座談会 SWer養成における実習強化の意義と必要な対応
- 社会福祉士の新カリキュラムでは地域共生社会の実現に向けた取り組みが求められることから「地域福祉と包括的支援体制」という科目が新たに設けられている.
- また実習も180時間から240時間に拡充し,それに伴い1箇所から2箇所への実習が求められた.
- 背景には,現在の地域課題の複雑・多様化があるといえる.
- 自治体レベルの重層的な支援に必要なプラットフォームを作るとか,既存の組織をアップデートするとかそうしたデザインやブルダーとしての役割をSWが担う必要がある.

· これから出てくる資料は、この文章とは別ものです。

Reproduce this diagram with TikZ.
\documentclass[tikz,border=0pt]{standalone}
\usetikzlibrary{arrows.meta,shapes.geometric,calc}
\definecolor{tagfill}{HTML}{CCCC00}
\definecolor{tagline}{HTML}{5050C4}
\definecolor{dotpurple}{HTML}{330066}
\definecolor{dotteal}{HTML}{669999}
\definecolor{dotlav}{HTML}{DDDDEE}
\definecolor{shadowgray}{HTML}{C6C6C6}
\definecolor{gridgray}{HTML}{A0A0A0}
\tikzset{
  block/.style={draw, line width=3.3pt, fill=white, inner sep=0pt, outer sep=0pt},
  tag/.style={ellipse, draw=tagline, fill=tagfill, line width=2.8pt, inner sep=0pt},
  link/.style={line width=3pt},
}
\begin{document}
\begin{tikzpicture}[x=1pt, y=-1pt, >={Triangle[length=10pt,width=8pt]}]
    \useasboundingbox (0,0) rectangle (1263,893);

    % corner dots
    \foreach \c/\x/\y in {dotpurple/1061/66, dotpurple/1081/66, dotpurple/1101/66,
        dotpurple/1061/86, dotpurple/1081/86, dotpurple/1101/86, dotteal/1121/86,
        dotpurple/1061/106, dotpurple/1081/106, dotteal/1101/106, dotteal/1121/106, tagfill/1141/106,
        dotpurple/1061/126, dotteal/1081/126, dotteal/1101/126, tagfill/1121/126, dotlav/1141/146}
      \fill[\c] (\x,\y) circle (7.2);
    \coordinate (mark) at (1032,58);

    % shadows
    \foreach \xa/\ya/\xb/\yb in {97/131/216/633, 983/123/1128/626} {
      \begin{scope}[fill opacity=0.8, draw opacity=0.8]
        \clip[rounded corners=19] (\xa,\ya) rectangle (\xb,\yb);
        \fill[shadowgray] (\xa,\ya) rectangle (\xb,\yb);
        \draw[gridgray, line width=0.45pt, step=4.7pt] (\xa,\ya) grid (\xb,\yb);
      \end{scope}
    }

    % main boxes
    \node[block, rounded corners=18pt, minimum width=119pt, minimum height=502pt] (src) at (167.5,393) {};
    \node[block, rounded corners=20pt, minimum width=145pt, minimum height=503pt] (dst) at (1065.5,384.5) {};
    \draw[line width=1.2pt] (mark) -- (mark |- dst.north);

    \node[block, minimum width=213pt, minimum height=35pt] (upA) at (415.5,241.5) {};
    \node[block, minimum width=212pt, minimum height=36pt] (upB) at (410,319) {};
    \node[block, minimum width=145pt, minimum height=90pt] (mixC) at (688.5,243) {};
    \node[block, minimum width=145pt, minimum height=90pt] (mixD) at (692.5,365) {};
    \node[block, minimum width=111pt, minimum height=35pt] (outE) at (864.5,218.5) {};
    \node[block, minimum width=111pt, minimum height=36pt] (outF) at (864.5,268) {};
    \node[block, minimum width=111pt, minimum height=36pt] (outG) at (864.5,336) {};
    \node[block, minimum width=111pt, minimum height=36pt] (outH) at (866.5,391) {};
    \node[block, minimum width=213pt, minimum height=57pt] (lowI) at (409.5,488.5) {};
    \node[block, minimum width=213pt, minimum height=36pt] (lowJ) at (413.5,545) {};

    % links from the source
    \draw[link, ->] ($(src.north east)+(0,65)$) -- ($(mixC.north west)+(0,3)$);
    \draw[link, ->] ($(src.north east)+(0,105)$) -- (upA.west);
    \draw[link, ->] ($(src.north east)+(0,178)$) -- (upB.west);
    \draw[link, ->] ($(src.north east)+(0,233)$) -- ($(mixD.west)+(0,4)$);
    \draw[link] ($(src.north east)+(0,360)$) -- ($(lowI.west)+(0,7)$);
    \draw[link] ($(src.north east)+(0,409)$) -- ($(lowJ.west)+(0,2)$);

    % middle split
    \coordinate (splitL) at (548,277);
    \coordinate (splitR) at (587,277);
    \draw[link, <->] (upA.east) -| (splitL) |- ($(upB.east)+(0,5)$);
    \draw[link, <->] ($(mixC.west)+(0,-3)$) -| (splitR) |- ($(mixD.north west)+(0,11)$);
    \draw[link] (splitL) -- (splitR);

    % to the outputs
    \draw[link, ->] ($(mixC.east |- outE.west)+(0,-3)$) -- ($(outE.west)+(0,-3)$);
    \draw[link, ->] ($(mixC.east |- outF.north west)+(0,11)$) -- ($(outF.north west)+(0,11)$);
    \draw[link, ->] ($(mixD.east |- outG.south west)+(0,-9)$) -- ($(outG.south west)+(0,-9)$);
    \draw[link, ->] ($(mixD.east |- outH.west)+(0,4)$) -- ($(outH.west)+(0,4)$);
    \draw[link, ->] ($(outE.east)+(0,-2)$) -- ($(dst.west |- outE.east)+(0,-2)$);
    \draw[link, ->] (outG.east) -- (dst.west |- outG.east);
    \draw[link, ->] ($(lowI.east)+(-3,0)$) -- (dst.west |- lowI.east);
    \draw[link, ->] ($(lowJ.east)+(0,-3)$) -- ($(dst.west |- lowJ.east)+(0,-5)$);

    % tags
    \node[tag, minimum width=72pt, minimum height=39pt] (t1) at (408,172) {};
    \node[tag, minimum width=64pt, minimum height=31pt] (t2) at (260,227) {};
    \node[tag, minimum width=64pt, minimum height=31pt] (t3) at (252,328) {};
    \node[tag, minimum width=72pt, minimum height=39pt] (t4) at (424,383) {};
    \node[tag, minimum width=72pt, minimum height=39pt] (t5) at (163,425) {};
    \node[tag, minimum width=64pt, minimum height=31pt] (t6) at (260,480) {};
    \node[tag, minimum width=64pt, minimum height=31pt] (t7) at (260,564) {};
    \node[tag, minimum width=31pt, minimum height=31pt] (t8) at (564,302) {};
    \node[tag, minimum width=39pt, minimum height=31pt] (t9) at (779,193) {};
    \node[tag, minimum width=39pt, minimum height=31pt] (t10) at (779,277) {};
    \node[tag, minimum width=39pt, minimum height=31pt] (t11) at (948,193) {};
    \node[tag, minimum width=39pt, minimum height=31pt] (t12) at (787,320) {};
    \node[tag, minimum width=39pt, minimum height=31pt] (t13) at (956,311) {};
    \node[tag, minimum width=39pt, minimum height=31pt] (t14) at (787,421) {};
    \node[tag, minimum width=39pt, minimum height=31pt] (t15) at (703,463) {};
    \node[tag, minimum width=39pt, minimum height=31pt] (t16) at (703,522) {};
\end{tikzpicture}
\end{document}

- 子どもに福祉の魅力を伝えて誰でも優しいまちづくり.
- 社協として取り組んできた過疎地におけるまちづくり.
- 講義,演習,実習が双方向の関係になる学修循環.
- 社会福祉法人改革では地域における公益的な取り組みが責務化された.制度の枠組みでは解決できない地域課題には,時には他法人との連携を行い積極的に取り組んでいます.新しい社会資源を開発するプロセスや地域住民を巻き込むための交渉スキルや促進能力など実習を通じて実践能力を習得することを意識しなくてはならない.
- 現職のSWも学び直しが必要であり,また養成校を卒業してからも学びの循環が求められているのではないか.
- 実習先を二つ以上となれば,前半と後半でのバトンタッチや情報の共有なども出来ればいいと思う.
- 実習を受け入れることで,人材のアップデートにも活用できる可能性があるという観点から組織的にもメリットはあると思う.また実習を通じて,学生がやりがいを感じて福祉人材として定着することも期待できる.
子ども家庭福祉分野のソーシャルワークにおいて現状をどの用の捉えるか(栗原直樹)
- 長らく子ども家庭福祉は親子や家族に対する支援という認識が長くあり子ども本人中心からはじめる支援のあり方の視点は乏しかった.
- しかし,これまで子ども家庭福祉のSWとは制度を当てはめるだけという批判されてきた.生活困窮→生活保護受給,子どもが知的障害→療育手帳の交付の説明だけとか.
- 虐待対応においては,法的対応は児相という行政機関の通常業務である.重要なのは,親政をするという機関決定と決定後の展開をどこまで想定して家裁に説明できるか.そして子どもの成長を支える実践の進行管理を行うことができるか.それが子ども家庭福祉SWの担う業務である.
- しかし,児相には児童福祉司が半数とか専門性が低いためOJTがうまく機能しないことがある.
- 相談種別は大人の側が便宜的に分けているだけで,本人は要保護児童であるとか知的障害児であると言った認識は無い.